International Meeting for Autism Research: Maternal Input Correlates with Wh-Question Comprehension in Young Children with Autism

Maternal Input Correlates with Wh-Question Comprehension in Young Children with Autism

Thursday, May 20, 2010
Franklin Hall B Level 4 (Philadelphia Marriott Downtown)
9:00 AM
A. Goodwin , Psychology, University of Connecticut, Storrs, CT
J. Piotroski , Psychology, University of Connecticut, Storrs, CT
G. Jaffery , Psychology, University of Connecticut, Storrs, CT
D. A. Fein , Department of Psychology, University of Connecticut, Storrs, CT
L. Naigles , Department of Psychology, University of Connecticut, Storrs, CT
Background: Wh-questions play a central role in many social interactions. However, these forms are often absent from the speech of young children with autism (ASD), and are challenging for them to understand (Naigles et al., 2008). Recent studies have reported that variation in maternal linguistic input correlates significantly with variation in subsequent speech production (word use, MLU) of children with ASD (Swensen et al., 2007); the current research investigates whether such correlations might be found with children's language comprehension in general, and with their grasp of Wh-questions, in particular. The current research is part of a longitudinal language study in which children with ASD are visited every four months across a 3-year time span. This report includes maternal input from visits 1 and 2, and comprehension data from visits 3 and 4.

Objectives: We investigated the comprehension of subject- and object-Wh-questions in 3-year-old children with autism. We then correlated their comprehension scores with maternal input measures from earlier visits.

Methods: At visit 1, the children had a mean age of 33 months, had begun intensive ABA therapy, and produced 27% of the words on the MacArthur CDI checklist. At Visit 3, they averaged 45 months and produced 45% of the words on the CDI. Mothers and children participated in 30-minute semi-structured play sessions at each visit. Maternal Wh-questions during the sessions were coded for various linguistic features. At visits 3-4, children watched a Wh-question video in an Intermodal Preferential Looking paradigm. This video showed ‘hitting' events (e.g., an apple hitting a flower), followed by test trials in which the apple and flower were shown on separate screens. Three types of Wh-questions were tested: Object questions (“What did the apple hit?”), Subject questions (“What hit the flower?”) and Where questions (“Where is the apple?”).

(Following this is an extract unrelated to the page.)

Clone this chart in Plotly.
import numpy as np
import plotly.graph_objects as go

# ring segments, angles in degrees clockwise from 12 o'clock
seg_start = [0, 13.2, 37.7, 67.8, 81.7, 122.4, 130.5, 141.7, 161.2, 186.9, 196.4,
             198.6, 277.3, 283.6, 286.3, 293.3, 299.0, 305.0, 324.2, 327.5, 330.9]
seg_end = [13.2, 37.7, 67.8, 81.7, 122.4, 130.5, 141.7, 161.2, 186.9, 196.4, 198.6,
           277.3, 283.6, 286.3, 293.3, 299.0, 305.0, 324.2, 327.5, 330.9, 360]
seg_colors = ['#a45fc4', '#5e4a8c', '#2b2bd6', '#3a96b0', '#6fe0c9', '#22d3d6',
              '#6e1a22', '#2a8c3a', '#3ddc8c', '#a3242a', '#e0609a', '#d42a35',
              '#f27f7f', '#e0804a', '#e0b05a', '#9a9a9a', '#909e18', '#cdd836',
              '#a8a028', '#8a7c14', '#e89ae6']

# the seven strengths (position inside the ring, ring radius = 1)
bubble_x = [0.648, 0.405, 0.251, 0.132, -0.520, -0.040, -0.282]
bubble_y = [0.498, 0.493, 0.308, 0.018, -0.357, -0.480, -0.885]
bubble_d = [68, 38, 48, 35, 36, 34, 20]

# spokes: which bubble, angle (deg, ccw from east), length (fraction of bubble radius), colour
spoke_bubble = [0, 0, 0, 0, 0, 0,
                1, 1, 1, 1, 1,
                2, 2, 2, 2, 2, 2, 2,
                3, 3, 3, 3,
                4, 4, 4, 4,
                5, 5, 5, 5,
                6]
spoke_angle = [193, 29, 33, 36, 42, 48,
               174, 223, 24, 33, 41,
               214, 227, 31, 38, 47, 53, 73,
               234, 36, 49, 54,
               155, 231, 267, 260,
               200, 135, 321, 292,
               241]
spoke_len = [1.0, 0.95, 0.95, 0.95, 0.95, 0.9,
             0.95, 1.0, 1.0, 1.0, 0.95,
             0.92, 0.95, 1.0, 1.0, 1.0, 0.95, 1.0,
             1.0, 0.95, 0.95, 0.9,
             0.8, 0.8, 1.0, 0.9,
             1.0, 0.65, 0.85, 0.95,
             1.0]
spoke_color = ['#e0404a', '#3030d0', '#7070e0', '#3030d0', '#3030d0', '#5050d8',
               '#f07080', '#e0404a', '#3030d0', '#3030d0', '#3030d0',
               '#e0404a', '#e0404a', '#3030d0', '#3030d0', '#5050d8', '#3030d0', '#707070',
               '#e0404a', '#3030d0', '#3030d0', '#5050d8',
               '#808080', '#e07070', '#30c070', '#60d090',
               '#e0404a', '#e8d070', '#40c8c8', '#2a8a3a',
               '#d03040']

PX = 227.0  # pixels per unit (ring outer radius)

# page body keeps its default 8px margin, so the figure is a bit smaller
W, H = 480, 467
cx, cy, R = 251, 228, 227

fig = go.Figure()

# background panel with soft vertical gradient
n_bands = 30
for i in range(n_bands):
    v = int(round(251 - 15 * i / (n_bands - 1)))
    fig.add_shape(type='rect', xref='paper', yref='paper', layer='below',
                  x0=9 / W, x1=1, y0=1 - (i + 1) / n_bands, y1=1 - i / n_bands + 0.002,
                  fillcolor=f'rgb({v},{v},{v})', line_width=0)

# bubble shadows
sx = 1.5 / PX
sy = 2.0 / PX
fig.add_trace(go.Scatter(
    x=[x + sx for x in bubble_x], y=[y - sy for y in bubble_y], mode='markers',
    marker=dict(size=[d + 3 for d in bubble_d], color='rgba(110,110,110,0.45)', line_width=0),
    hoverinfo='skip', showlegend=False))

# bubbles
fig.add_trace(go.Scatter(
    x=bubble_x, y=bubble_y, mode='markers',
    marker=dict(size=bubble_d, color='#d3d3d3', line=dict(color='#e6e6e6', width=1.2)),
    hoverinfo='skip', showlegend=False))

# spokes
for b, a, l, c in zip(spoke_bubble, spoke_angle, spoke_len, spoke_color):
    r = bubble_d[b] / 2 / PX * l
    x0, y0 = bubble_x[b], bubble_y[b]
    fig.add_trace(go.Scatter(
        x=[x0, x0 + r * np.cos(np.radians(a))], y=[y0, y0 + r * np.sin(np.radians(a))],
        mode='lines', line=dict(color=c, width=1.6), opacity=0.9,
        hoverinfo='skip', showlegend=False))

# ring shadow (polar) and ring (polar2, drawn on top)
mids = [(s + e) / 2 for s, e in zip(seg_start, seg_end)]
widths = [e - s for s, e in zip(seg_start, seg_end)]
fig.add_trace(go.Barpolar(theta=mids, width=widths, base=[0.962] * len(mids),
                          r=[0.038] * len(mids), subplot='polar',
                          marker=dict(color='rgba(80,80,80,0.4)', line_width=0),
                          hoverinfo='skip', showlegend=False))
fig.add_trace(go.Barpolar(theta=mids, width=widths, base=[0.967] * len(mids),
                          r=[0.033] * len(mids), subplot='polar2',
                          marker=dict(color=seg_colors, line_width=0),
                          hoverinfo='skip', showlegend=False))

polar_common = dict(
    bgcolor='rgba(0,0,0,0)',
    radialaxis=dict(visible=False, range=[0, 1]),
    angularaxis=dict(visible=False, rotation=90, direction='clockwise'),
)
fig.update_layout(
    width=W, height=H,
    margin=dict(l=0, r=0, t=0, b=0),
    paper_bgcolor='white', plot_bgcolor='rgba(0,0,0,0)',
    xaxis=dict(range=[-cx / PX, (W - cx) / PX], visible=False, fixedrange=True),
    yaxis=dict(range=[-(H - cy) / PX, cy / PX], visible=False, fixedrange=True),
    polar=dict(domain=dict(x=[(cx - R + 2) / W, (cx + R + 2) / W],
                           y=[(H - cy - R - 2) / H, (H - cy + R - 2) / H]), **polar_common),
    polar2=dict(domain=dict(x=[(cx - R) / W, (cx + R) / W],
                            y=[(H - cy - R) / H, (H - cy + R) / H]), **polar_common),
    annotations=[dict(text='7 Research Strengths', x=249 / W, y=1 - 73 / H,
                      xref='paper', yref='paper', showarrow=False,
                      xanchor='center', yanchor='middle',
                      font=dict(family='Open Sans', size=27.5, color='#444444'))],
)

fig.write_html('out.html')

Children's eye movements were recorded and coded off-line to assess comprehension.

Results: Approximately 11% of maternal utterances at these visits were Wh-questions; 60% of these included the copula as the main verb (e.g., “What's this? Where is the cookie?”). Many significant correlations were found between maternal input at visits 1 and 2 and later comprehension by their children; we report only the ones that were still robust once maternal MLU and child vocabulary were partialled out. Maternal speech forms that correlated negatively with later child Wh-question comprehension included Wh-questions with the copula as the main verb, and Wh-questions that repeatedly used the same few verbs (e.g., want, see, have). Maternal forms of speech that correlated positively with later child Wh-question comprehension included questions with inverted auxiliaries (e.g., “What did she eat?” rather than “What I'm going to do?”) and those with content-rich verbs (e.g., build, eat).

Conclusions: Wh-question acquisition in children with ASD appears to progress more slowly when their input consists more heavily of Wh-questions with the copular “be” than Wh-questions with a wide variety of content-rich verbs. Moreover, good examples of Wh-questions (e.g., with inverted auxiliaries) also seem beneficial. Thus, some kinds of input seem especially accessible to children with ASD for learning about Wh-questions.